$1.02 billionSettlement

A $1.02 Billion Settlement for the Families of the Surfside Condo Collapse

Settlement · Miami-Dade Circuit Court (Surfside, FL) · 2022

Won by Colson Hicks Eidson.

After Champlain Towers South collapsed in the middle of the night and killed 98 people, Curtis Miner of Colson Hicks Eidson served as court-appointed liaison counsel for the wrongful death and personal injury claimants, part of a leadership team that reached a roughly $1.02 billion class settlement.

What happened

At roughly 1:20 a.m. on June 24, 2021, most of the 12-story Champlain Towers South condominium in Surfside, Florida, came down while its residents slept. A large section of the oceanfront tower collapsed in a matter of seconds. The search through the debris stretched on for weeks, and a remaining portion of the structure was later demolished. In all, 98 people were confirmed dead, one of the deadliest non-storm building failures in United States history.

The dead ranged from young children to retirees, and several families lost more than one member in the same unit. Survivors escaped with little more than what they were wearing. The owners of the building's 136 condos lost the property itself, since the site could no longer be rebuilt and was eventually sold. The claims that followed fell into two groups: families with wrongful death and personal injury claims, and unit owners with economic losses.

Judge Michael Hanzman of the Eleventh Judicial Circuit in Miami-Dade County consolidated the cases and assembled a court-appointed team of lawyers to run the litigation. On July 16, 2021, he named Curtis Miner of Colson Hicks Eidson as liaison counsel for the subclass of plaintiffs pursuing wrongful death and personal injury claims. Miner and the other leadership attorneys agreed to serve on a pro bono basis, with no right to collect attorney's fees for that work.

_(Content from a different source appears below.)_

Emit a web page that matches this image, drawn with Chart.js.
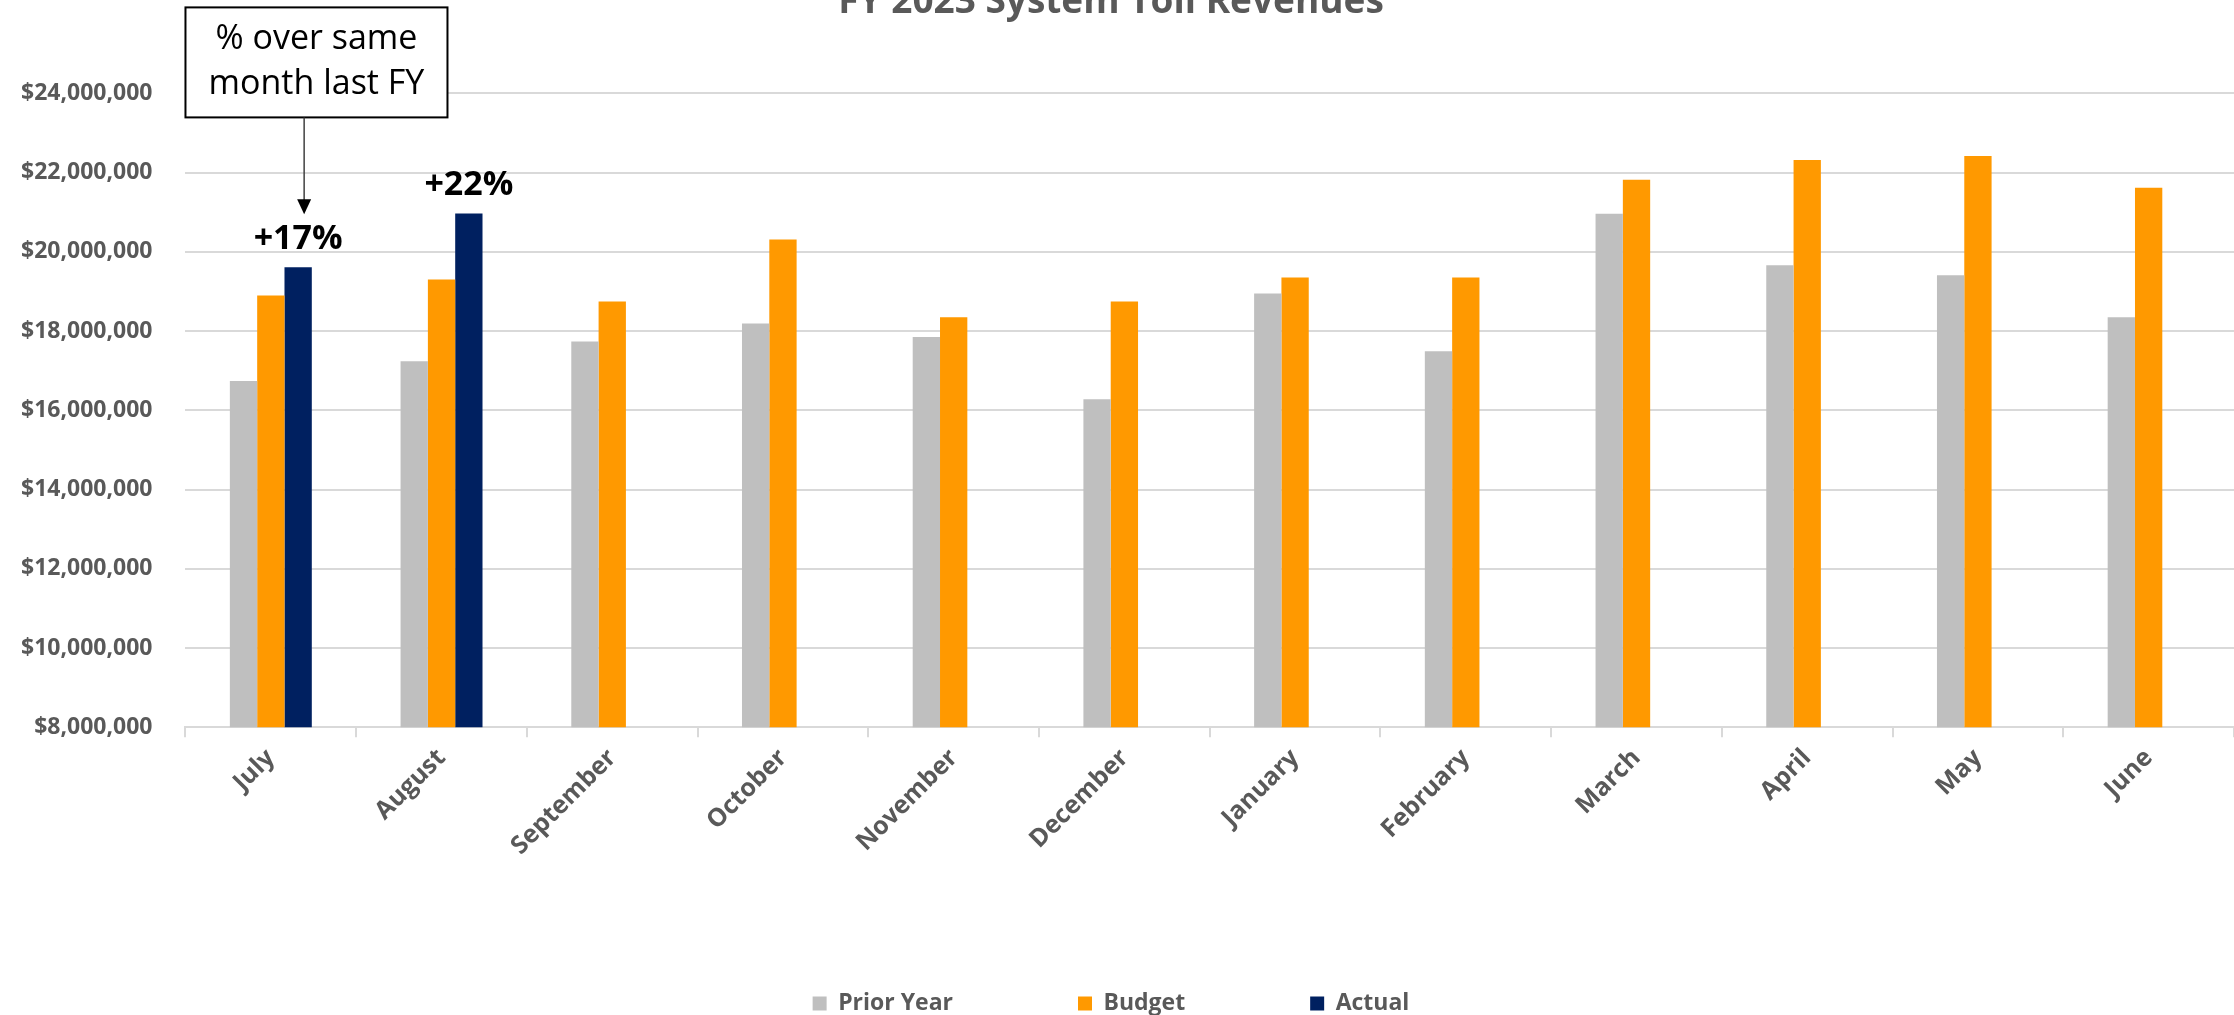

The case moved at an unusual pace. Instead of spending years sorting out fault among the condo association, engineers, contractors, a neighboring developer, and dozens of insurers, the leadership team pressed every defendant and carrier at once and steered the recovery toward the victims. The team also pushed the sale of the land beneath the destroyed building. A Dubai-based developer bought the site for $120 million, and that money was folded into the recovery.

The parties reached a settlement of roughly $1.02 billion in May 2022. On June 23, 2022, one day before the first anniversary of the collapse, Judge Hanzman approved it. About $96 million was set aside for the unit owners and close to $100 million for legal fees, with the large remainder directed to the families of those who died. The judge called the result "remarkable" and "extraordinary," while adding that "it will never be enough to compensate them for the tragic loss."

The approved fund of roughly $1.02 billion was not reduced or remitted on appeal, and distributions to the families and unit owners followed.

Sources

This account is drawn from contemporaneous public reporting and the court record.